After the ranges were fenced, Lencho began to improve his herd. In 1926 he purchased his first registered Hereford bull. He was very conscious of the dangers of over grazing and began to cut his herd until he had 135 mother cows. This was a number he felt his range could support even in the driest years.

During the depression years, Lencho hired out as a carpenter for the mining company in the Mascot area. This was in addition to running his own ranch. He and his wife Trinie raised chickens, planted a garden, raised an occasional pig or two and always had a milk cow to help feed their growing family. There was also a fruit orchard on the property.

Like most ranchers, Lencho kept his own horses shod, doctored sick cows, repaired windmills, mended fence, and was mid-wife to his young heifers, Every cow and calf on the range had a name and the bulls were named for the breeder from whom they were purchased. He knew each cow and calf on sight and knew the age and production record of each cow.

In the early years, at shipping time, the mother cows and calves were driven to the stockyards in Willcox, a fifteen-mile walk. In the evening of the first day, the cattle were bedded down at the lap-circle trap.
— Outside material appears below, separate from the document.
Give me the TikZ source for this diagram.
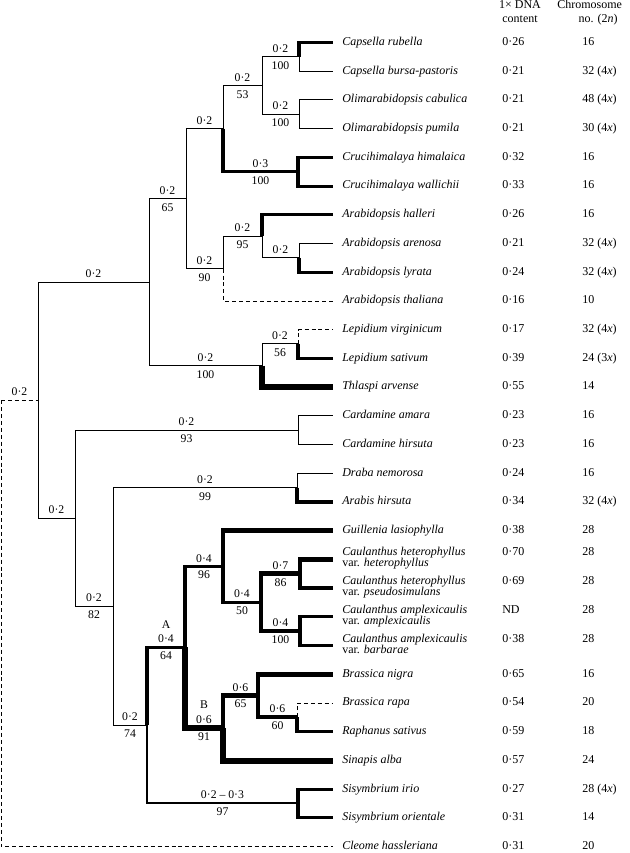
\documentclass[tikz,border=0pt]{standalone}
\usepackage{fontspec}
\setmainfont{Liberation Serif}
\usetikzlibrary{calc}

\begin{document}
\begin{tikzpicture}[
    x=0.75pt, y=-0.75pt,
    br/.style={line width=0.7pt},
    brb/.style={line width=1.5pt},
    brc/.style={line width=2.3pt},
    brd/.style={line width=3.4pt},
    bre/.style={line width=4.5pt},
    brdash/.style={line width=0.7pt, dash pattern=on 3pt off 2.2pt},
    taxon/.style={anchor=base west, inner sep=0pt, font=\fontsize{9}{10}\selectfont\itshape},
    val/.style={anchor=base west, inner sep=0pt, font=\fontsize{9}{10}\selectfont},
    head/.style={anchor=base, inner sep=0pt, font=\fontsize{9}{10}\selectfont},
    blab/.style={inner sep=0pt, align=center, font=\fontsize{8.8}{11}\selectfont}
]
\useasboundingbox (0,0) rectangle (630,853);

% column heads
\node[head] (hdna) at (520,8) {1× DNA};
\node[head] (hcont) at (520,22) {content};
\node[head, anchor=base west] (hchr) at (557,8) {Chromosome};
\node[head] (hno) at (598,22) {no. (2\textit{n})};

% taxa, one row each
\foreach \i/\nm/\dna/\chr in {
    0/Capsella rubella/0·26/16,
    1/Capsella bursa-pastoris/0·21/32 (4\textit{x}),
    2/Olimarabidopsis cabulica/0·21/48 (4\textit{x}),
    3/Olimarabidopsis pumila/0·21/30 (4\textit{x}),
    4/Crucihimalaya himalaica/0·32/16,
    5/Crucihimalaya wallichii/0·33/16,
    6/Arabidopsis halleri/0·26/16,
    7/Arabidopsis arenosa/0·21/32 (4\textit{x}),
    8/Arabidopsis lyrata/0·24/32 (4\textit{x}),
    9/Arabidopsis thaliana/0·16/10,
    10/Lepidium virginicum/0·17/32 (4\textit{x}),
    11/Lepidium sativum/0·39/24 (3\textit{x}),
    12/Thlaspi arvense/0·55/14,
    13/Cardamine amara/0·23/16,
    14/Cardamine hirsuta/0·23/16,
    15/Draba nemorosa/0·24/16,
    16/Arabis hirsuta/0·34/32 (4\textit{x}),
    17/Guillenia lasiophylla/0·38/28,
    22/Brassica nigra/0·65/16,
    23/Brassica rapa/0·54/20,
    24/Raphanus sativus/0·59/18,
    25/Sinapis alba/0·57/24,
    26/Sisymbrium irio/0·27/28 (4\textit{x}),
    27/Sisymbrium orientale/0·31/14,
    28/Cleome hassleriana/0·31/20}{
    \coordinate (l\i) at (333,42.5+28.72*\i);
    \node[taxon] (t\i) at (342,45.3+28.72*\i) {\nm};
    \node[val] (d\i) at (502,45.3+28.72*\i) {\dna};
    \node[val] (c\i) at (582,45.3+28.72*\i) {\chr};
}
% Caulanthus rows have two lines
\foreach \i/\epi/\vr/\dna in {
    18/heterophyllus/heterophyllus/0·70,
    19/heterophyllus/pseudosimulans/0·69,
    20/amplexicaulis/amplexicaulis/ND,
    21/amplexicaulis/barbarae/0·38}{
    \coordinate (l\i) at (333,42.5+28.72*\i);
    \node[taxon] (t\i) at (342,39+28.72*\i) {Caulanthus \epi};
    \node[taxon] (v\i) at (342,50+28.72*\i) {\upshape var. \itshape\vr};
    \node[val] (d\i) at (502,39+28.72*\i) {\dna};
    \node[val] (c\i) at (582,39+28.72*\i) {28};
}

% internal nodes
\coordinate (capsella) at (299,56.9);
\coordinate (olima) at (299,114.3);
\coordinate (capol) at (262,85.6);
\coordinate (cruci) at (298,171.7);
\coordinate (capcru) at (223,128.7);
\coordinate (arlyr) at (299,257.9);
\coordinate (arhal) at (262,236.3);
\coordinate (arabid) at (223,268.6);
\coordinate (upA) at (186,198.6);
\coordinate (lepid) at (298,343.9);
\coordinate (lepthl) at (262,365.5);
\coordinate (upper) at (149,282);
\coordinate (cardam) at (298,430);
\coordinate (drarab) at (297,487.5);
\coordinate (caulhet) at (300,573.6);
\coordinate (caulamp) at (300,631);
\coordinate (caul) at (261,602.3);
\coordinate (guicaul) at (223,566.4);
\coordinate (brarap) at (297,717);
\coordinate (brnig) at (258,695.4);
\coordinate (cladeB) at (223,727.8);
\coordinate (cladeA) at (185,647.1);
\coordinate (sisym) at (298,803.1);
\coordinate (asis) at (147,725.1);
\coordinate (lower) at (113,606.3);
\coordinate (cardlow) at (75,518.2);
\coordinate (crown) at (38,400.1);
\coordinate (root) at (1,400.1);

% branches
\foreach \p/\c/\s in {
    capsella/l0/brc, capsella/l1/br, olima/l2/br, olima/l3/br,
    capol/capsella/br, capol/olima/br, cruci/l4/brc, cruci/l5/brc,
    capcru/capol/br, capcru/cruci/brc,
    arlyr/l7/br, arlyr/l8/brc, arhal/l6/brc, arhal/arlyr/br,
    arabid/arhal/br, arabid/l9/brdash, upA/capcru/br, upA/arabid/br,
    lepid/l10/brdash, lepid/l11/brc, lepthl/lepid/br, lepthl/l12/bre,
    upper/upA/br, upper/lepthl/br,
    cardam/l13/br, cardam/l14/br, drarab/l15/br, drarab/l16/brc,
    caulhet/l18/brd, caulhet/l19/brd, caulamp/l20/brc, caulamp/l21/brc,
    caul/caulhet/brd, caul/caulamp/brc, guicaul/l17/brd, guicaul/caul/brc,
    brarap/l23/brdash, brarap/l24/brc, brnig/l22/brd, brnig/brarap/brc,
    cladeB/brnig/brd, cladeB/l25/bre, cladeA/guicaul/brc, cladeA/cladeB/bre,
    sisym/l26/brc, sisym/l27/brc, asis/cladeA/brc, asis/sisym/brb,
    lower/drarab/br, lower/asis/br, cardlow/cardam/br, cardlow/lower/br,
    crown/upper/br, crown/cardlow/br, root/crown/brdash, root/l28/brdash}
    \draw[\s] (\p) |- (\c);

% branch lengths above, support below
\foreach \p/\c/\up/\dn in {
    capol/capsella/0·2/100, capol/olima/0·2/100, capcru/capol/0·2/53,
    capcru/cruci/0·3/100, upA/capcru/0·2/, arabid/arhal/0·2/95,
    arhal/arlyr/0·2/, upA/arabid/0·2/90, upper/upA/0·2/65,
    lepthl/lepid/0·2/56, upper/lepthl/0·2/100, crown/upper/0·2/,
    cardlow/cardam/0·2/93, lower/drarab/0·2/99, cardlow/lower/0·2/82,
    crown/cardlow/0·2/, root/crown/0·2/, lower/asis/0·2/74,
    asis/cladeA/A\\0·4/64, cladeA/guicaul/0·4/96, guicaul/caul/0·4/50,
    caul/caulhet/0·7/86, caul/caulamp/0·4/100, cladeA/cladeB/B\\0·6/91,
    cladeB/brnig/0·6/65, brnig/brarap/0·6/60, asis/sisym/0·2 – 0·3/97}{
    \node[blab, anchor=south] (u\c) at ($(\p|-\c)!0.5!(\c)+(0,-4)$) {\up};
    \node[blab, anchor=north] (b\c) at ($(\p|-\c)!0.5!(\c)+(0,4.5)$) {\dn};
}
\end{tikzpicture}
\end{document}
Before daylight the next morning, the drive continued another four or five miles to Willcox. At the stockyards, the calves were cut from the cows and the calves were shipped by rail. The mother cows were then driven back to the home pasture in Dos Cabezas. In later years, the calves and other stock that were to be sold were sent into Willcox by truck.

Lencho's cows provided his family with a good living and he was very proud that his herd put four of his five kids through college. He remained an active rancher all his life. When doctors ordered him not to ride a horse, he did his "cowboying" in his pickup, keeping a daily check on the cattle and the watering places. He had a keen interest in the young ranchers of the area and was generous with his advice.

Florencio "Lencho" Hurtado was a member of the National Cattle Growers Association, the Arizona Cattle Growers Association, many times a member of the Dos Cabezas School Board and an charter member of the Willcox Elks Lodge. He and Trinie were married fifty-seven years.

Lencho died in December of 1967, just five days short of his 81st birthday.